You have a 3 table, 30 person tournament and the top 6 people get paid. The tables are numbered 1, 2 and 3. Assuming that there is no skill difference, what are the chances of at least one person from table 1 making it to the money.

[/ QUOTE ]
This is not a simple problem unless you make unrealistic assumptions. There isn't enough information.

Others have assumed that equal skill means that the players are not only equally likely to place first, but that other places do not depend on the locations of the players who finish first. This is unrealistic. If a player right next to you is accumulating chips en route to winning, this decreases your chance to place second. It should be more likely that at least one player from table 1 finishes in the money than that at least one player cashes from a random list of 6 players.

[/ QUOTE ]

I believe that Lucky is simply trying to determine the probability of one player from table 1 making the money. Lets assume 6 players out of the 30 are selected at random without any poker being played - what are the odds of a player from table one being 'selected'?

I believe that might be a logical way of removing any extenuating circumstance such as chip accumulation.

LuckyLucky · #9 06-09-2007, 03:34 PM

Yeah, that's what I wanted to know. The real life question I'm trying to answer is a 30 person tournament with 10 women playing. I'm betting that one woman will make the money and I wanted to know the odds of that happening. And now I do. Thanks. Thread over.

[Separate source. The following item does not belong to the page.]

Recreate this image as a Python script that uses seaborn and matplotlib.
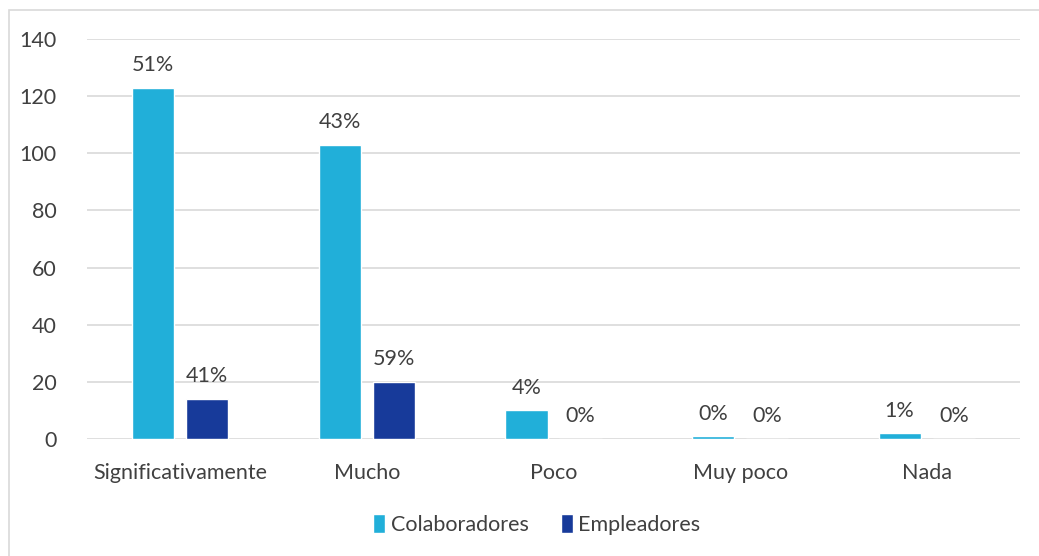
import matplotlib
matplotlib.use("Agg")
import matplotlib.pyplot as plt
import matplotlib.patches as mpatches
import seaborn as sns
import pandas as pd

categorias = ["Significativamente", "Mucho", "Poco", "Muy poco", "Nada"]
colaboradores = [123, 103, 10, 1, 2]
empleadores = [14, 20, 0, 0, 0]
series = ["Colaboradores", "Empleadores"]
colores = ["#21AFD9", "#173A9A"]
yticks = [0, 20, 40, 60, 80, 100, 120, 140]

sns.set_theme(style="white")
plt.rcParams["font.family"] = ["Lato", "DejaVu Sans"]
texto = "#404040"
fs = 15.5

df = pd.DataFrame({
    "categoria": categorias * 2,
    "serie": [series[0]] * len(categorias) + [series[1]] * len(categorias),
    "valor": colaboradores + empleadores,
})

fig = plt.figure(figsize=(10.39, 5.56), dpi=100)
ax = fig.add_axes([87 / 1039, 1 - 439 / 556, 933 / 1039, 400 / 556])

sns.barplot(data=df, x="categoria", y="valor", hue="serie", order=categorias,
            hue_order=series, palette=colores, width=0.58, gap=0.22,
            saturation=1, ax=ax, legend=True, errorbar=None)

# Percentage labels: share of each series total
for cont, vals in zip(ax.containers, [colaboradores, empleadores]):
    total = sum(vals)
    labels = [f"{round(v / total * 100):.0f}%" for v in vals]
    ax.bar_label(cont, labels=labels, padding=9, fontsize=fs, color=texto)

ax.set_ylim(0, 140)
ax.set_yticks(yticks)
ax.set_xlim(-0.5, len(categorias) - 0.5)
ax.yaxis.grid(True, color="#D9D9D9", linewidth=1.2)
ax.set_axisbelow(True)
for s in ax.spines.values():
    s.set_visible(False)
ax.set_xlabel("")
ax.set_ylabel("")
ax.tick_params(axis="both", length=0, labelsize=fs, labelcolor=texto)
ax.tick_params(axis="x", pad=17)
ax.tick_params(axis="y", pad=22)

leg = ax.legend(loc="upper center", bbox_to_anchor=(0.482, -0.14), ncol=2,
                frameon=False, fontsize=fs, handlelength=0.55, handleheight=0.95,
                handletextpad=0.25, columnspacing=1.5)
for t in leg.get_texts():
    t.set_color(texto)

# Outer chart frame
fig.patches.append(mpatches.Rectangle((9 / 1039, -0.1), 1.2, 1 - 10 / 556 + 0.1,
                                      transform=fig.transFigure, fill=False,
                                      edgecolor="#D9D9D9", linewidth=1.2))

fig.savefig("out.png", dpi=100)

AaronBrown · #10 06-12-2007, 03:18 PM

Although LuckyLucky got his answer, I think the original question is interesting for the reason pzhon mentions. I think the actual probability of having no money finishers from table 1 is less than 2% rather than 6.5%.

Think about it this way. The tables play for some period of time until there are 20 or fewer players left and the organizers break one table up. At that time, there could be as few as one or as many as ten survivors from table 1, but they will share 1/3 of the chips between them.

At this point, the chance that the winner comes from original table 2 or 3 is 2/3. The chance that the second place finisher comes from original table 2 or 3, given that the winner did, is roughly 2/3 minus the expected proportion of chips held at time of breakup by the eventual winner. In effect WhiteWolf's calculation assumes the amount to subtract is 1/30, but it has to be greater than that. WhiteWolf is computing the probability as of the beginning of the tournament, which ignores the fact that money must stay within table 1 until at least ten players are eliminated from the tournament.

The chance that the third place finisher comes from the original tables 2 or 3, given that the first two finishers did, is roughly 2/3 minus the expected combined proportion of the chips held by the first two finishers. And so on through the first six.

Even this calculation overestimates the chance because 2 times in 3 table 1 is preserved after the breakup (assuming the tournament organizers choose to break up the smallest table).

Making some reasonable guesses for the chip stack distribution at time of break up, I get about a 1.3% chance that no original table 1 player will finish among the top six.